À partir des années 1950, la ruralité québécoise est transformée en profondeur par le passage d’une agriculture de subsistance au régime agricole productiviste, notamment en raison de politiques étatiques qui soutiennent activement ce changement. Avec optimisme, les agriculteurs et agricultrices de l’époque fondent l’espoir que la prospérité amenée par de nouvelles méthodes agronomiques remplacera un mode de vie marqué par les durs labeurs. 

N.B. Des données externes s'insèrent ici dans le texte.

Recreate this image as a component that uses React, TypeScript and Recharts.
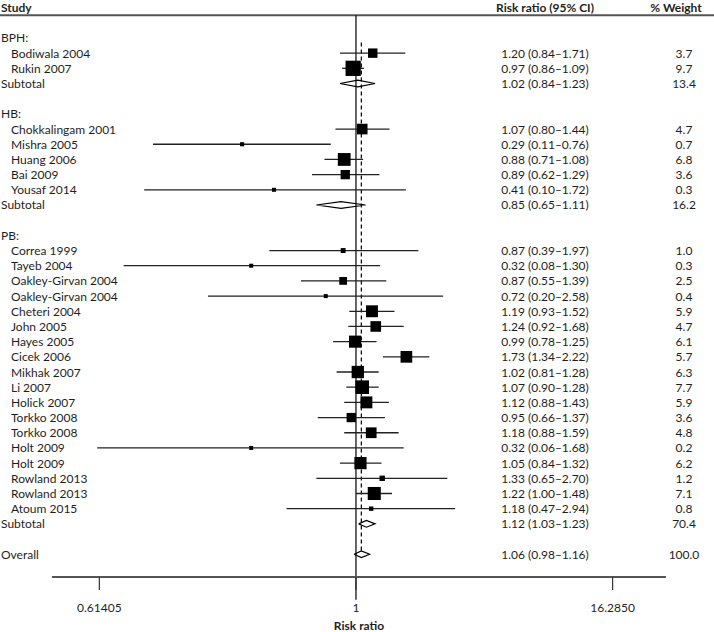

Ancrée dans l’extractivisme et la pensée scientifique, l’agriculture productiviste s’inscrit dans un paradigme où la terre apparaît davantage comme une ressource. Le recours aux engrais chimiques augmente les rendements et les pesticides contrôlent les ravageurs et les adventices. Des cartes satellitaires détaillées permettent de guider les tracteurs par GPS et de programmer les machines pour modifier les doses de semences et d’intrants biochimiques en continu selon les données recueillies. La science et la technologie des oligopoles agroindustriels, qui exercent une influence considérable sur le secteur agricole mondial, offrent de réguler la nature pour avoir des sources alimentaires stables et rentables. Les monocultures propres à ce régime impliquent cependant un labour annuel qui fragilise les champs en dénudant la terre. La disparition des haies et l’agrandissement des parcelles, nécessaires en raison de la taille de la machinerie, accentuent l’érosion et contribuent à la chute de la biodiversité.
Dorénavant, plusieurs agriculteurs et agricultrices considèrent d’autres façons de faire. En agriculture régénératrice, cultures de couverture, engrais verts, plantation de haies et bandes riveraines sont toutes des solutions qui visent à ne pas diminuer la production d’aliments tout en respectant les écosystèmes et en protégeant la pérennité du sol arable.